**Instruction**
Without the pictures, output the lines of the material from the very first through the one that holds "def fy(py): return".

**Available data**
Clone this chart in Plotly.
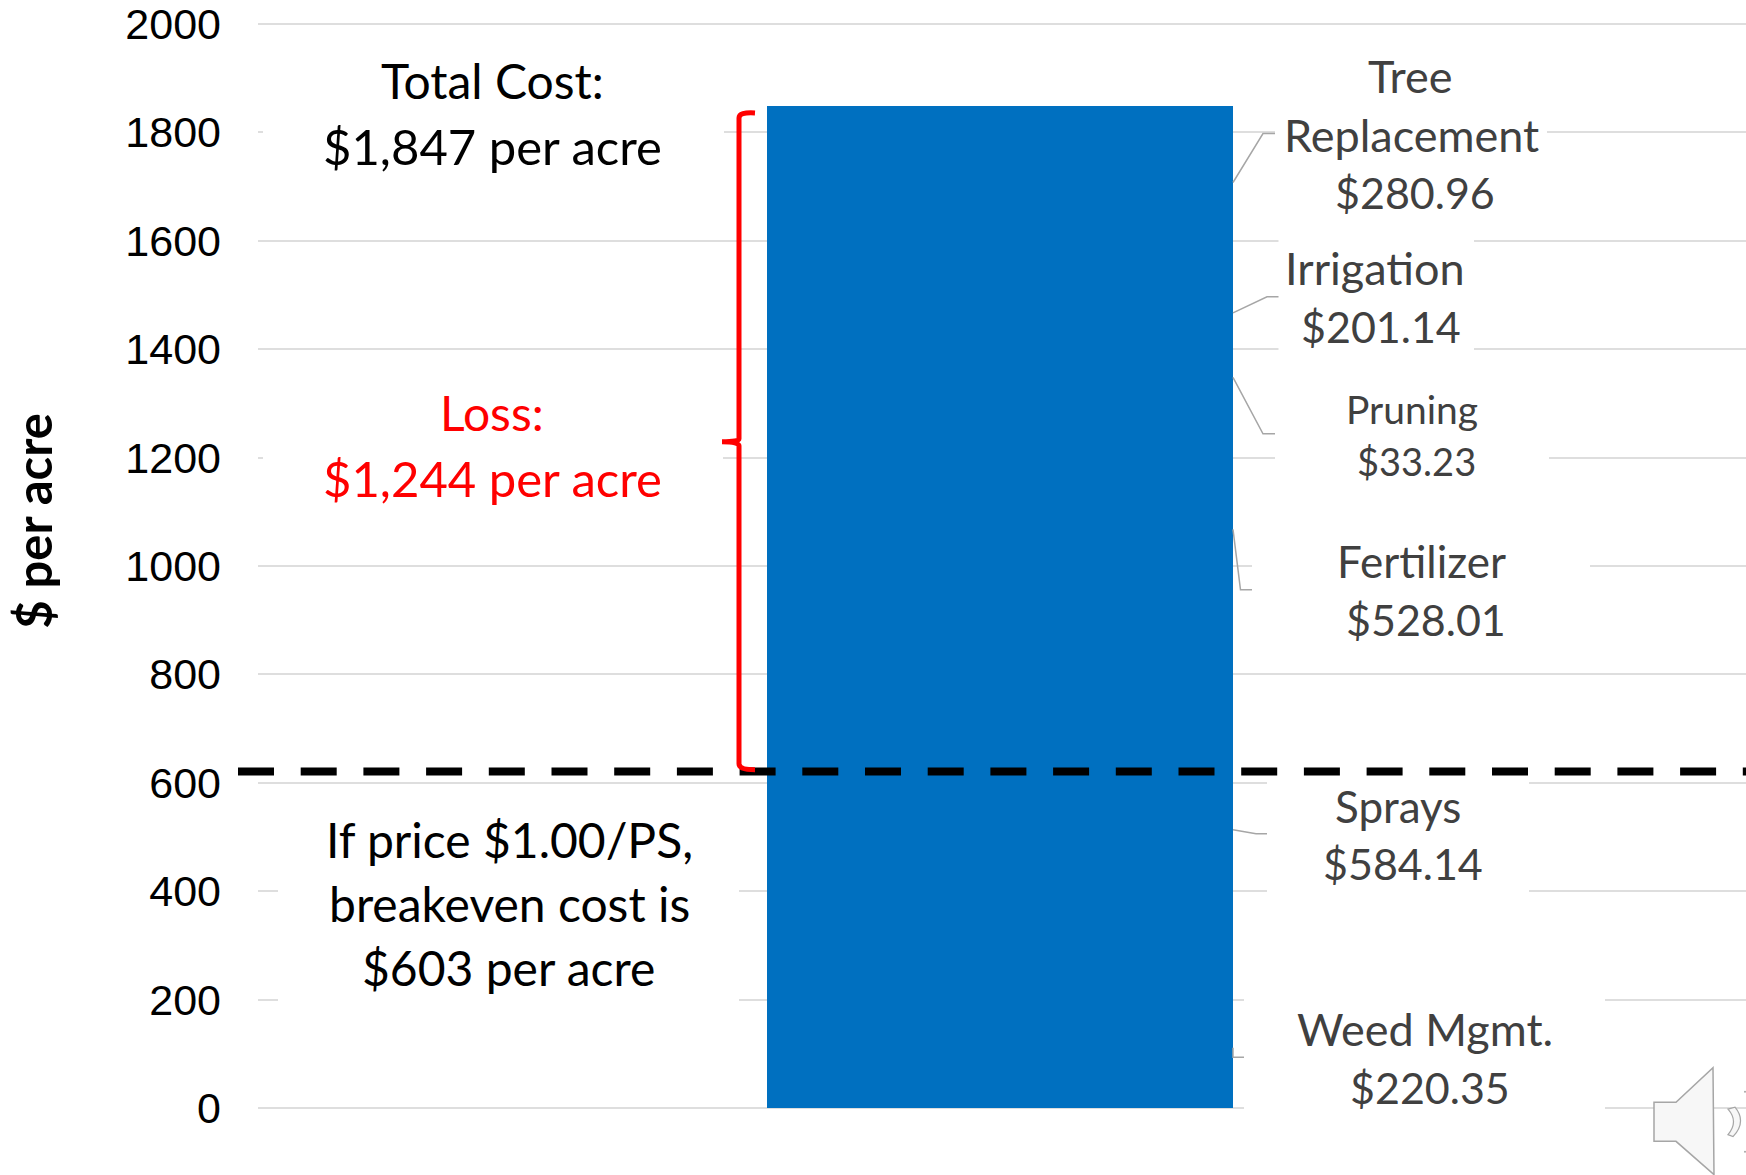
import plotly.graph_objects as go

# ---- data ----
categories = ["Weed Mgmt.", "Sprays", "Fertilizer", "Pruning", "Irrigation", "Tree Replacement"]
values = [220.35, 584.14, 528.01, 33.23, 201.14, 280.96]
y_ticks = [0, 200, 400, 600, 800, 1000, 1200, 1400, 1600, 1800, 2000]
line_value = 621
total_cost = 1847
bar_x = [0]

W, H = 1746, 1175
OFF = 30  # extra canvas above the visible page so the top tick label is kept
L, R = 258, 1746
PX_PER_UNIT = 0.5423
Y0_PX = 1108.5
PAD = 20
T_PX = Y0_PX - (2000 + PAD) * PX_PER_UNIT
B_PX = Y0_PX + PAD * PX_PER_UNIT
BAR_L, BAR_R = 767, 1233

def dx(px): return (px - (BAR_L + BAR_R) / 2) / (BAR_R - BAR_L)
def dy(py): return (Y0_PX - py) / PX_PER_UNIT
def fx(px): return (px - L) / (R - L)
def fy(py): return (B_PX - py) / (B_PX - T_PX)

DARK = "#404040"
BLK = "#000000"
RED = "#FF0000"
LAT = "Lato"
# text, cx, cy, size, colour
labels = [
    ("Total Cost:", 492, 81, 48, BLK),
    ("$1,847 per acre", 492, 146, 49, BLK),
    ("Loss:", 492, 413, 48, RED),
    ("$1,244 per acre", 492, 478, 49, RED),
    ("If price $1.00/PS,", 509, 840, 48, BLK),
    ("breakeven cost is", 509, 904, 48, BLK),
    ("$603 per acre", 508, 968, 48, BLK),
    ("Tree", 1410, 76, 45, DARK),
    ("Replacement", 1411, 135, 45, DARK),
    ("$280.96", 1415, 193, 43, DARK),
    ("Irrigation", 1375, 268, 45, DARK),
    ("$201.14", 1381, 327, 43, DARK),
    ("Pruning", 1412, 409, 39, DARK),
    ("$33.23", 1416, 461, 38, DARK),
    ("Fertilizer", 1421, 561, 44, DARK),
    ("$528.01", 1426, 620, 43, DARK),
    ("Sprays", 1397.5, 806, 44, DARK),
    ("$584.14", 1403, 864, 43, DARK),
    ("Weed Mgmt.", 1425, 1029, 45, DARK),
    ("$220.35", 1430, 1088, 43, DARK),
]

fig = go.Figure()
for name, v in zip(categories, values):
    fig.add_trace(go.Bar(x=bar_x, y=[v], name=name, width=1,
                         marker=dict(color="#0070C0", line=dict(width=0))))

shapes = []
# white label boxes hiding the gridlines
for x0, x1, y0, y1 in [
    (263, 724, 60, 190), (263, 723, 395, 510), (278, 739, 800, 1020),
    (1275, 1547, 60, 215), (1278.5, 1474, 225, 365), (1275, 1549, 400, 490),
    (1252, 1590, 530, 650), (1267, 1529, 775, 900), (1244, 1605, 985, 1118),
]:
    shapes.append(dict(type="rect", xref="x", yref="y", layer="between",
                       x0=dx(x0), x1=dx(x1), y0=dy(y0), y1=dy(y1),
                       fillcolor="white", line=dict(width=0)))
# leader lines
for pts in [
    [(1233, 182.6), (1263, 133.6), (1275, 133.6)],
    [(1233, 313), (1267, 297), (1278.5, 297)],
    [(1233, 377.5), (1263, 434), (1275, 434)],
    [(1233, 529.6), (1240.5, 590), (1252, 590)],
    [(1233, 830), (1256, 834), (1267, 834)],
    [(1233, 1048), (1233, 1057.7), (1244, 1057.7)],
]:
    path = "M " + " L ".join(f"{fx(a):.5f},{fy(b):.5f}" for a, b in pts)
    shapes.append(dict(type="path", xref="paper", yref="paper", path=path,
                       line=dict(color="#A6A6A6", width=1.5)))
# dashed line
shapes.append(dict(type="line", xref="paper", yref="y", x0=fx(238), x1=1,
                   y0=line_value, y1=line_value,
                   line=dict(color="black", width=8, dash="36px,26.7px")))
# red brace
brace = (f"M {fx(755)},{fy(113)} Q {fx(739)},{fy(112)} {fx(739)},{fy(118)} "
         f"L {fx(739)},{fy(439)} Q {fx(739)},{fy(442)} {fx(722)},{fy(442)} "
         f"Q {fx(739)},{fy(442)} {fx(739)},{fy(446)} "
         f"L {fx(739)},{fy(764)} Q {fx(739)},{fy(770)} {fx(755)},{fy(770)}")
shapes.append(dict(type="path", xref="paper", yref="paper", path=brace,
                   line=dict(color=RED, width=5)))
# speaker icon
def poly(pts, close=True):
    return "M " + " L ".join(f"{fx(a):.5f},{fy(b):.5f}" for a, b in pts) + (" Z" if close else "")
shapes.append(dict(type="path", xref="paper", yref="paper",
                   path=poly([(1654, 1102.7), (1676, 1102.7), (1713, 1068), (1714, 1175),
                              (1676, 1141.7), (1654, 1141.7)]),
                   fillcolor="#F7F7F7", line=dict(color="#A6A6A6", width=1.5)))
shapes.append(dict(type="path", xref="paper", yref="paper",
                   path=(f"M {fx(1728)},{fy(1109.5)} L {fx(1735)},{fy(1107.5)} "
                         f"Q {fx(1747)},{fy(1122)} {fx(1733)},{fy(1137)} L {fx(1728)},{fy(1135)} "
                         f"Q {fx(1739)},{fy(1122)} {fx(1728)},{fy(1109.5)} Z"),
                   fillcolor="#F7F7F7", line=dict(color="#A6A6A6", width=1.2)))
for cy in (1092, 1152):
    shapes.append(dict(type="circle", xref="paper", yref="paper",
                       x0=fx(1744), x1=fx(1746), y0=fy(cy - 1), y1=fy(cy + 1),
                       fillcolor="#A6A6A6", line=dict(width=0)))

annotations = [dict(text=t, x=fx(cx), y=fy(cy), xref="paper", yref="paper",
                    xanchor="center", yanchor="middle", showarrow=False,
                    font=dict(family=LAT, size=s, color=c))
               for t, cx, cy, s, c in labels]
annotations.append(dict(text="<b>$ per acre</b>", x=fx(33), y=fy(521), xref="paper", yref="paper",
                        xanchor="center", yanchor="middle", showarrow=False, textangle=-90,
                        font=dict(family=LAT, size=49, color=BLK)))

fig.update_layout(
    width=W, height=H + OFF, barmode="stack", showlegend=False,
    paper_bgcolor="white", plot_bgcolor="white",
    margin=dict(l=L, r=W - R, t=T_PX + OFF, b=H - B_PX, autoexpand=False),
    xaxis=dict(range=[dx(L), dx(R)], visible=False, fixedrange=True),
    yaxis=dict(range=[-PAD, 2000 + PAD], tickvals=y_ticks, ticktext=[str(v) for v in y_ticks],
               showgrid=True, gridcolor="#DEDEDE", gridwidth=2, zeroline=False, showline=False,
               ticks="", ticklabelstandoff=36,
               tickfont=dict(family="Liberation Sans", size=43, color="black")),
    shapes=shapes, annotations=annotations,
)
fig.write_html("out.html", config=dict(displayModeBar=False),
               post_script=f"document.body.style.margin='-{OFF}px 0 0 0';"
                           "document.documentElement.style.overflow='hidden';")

**Solution**
Clone this chart in Plotly.
import plotly.graph_objects as go

# ---- data ----
categories = ["Weed Mgmt.", "Sprays", "Fertilizer", "Pruning", "Irrigation", "Tree Replacement"]
values = [220.35, 584.14, 528.01, 33.23, 201.14, 280.96]
y_ticks = [0, 200, 400, 600, 800, 1000, 1200, 1400, 1600, 1800, 2000]
line_value = 621
total_cost = 1847
bar_x = [0]

W, H = 1746, 1175
OFF = 30  # extra canvas above the visible page so the top tick label is kept
L, R = 258, 1746
PX_PER_UNIT = 0.5423
Y0_PX = 1108.5
PAD = 20
T_PX = Y0_PX - (2000 + PAD) * PX_PER_UNIT
B_PX = Y0_PX + PAD * PX_PER_UNIT
BAR_L, BAR_R = 767, 1233

def dx(px): return (px - (BAR_L + BAR_R) / 2) / (BAR_R - BAR_L)
def dy(py): return (Y0_PX - py) / PX_PER_UNIT
def fx(px): return (px - L) / (R - L)
def fy(py): return (B_PX - py) / (B_PX - T_PX)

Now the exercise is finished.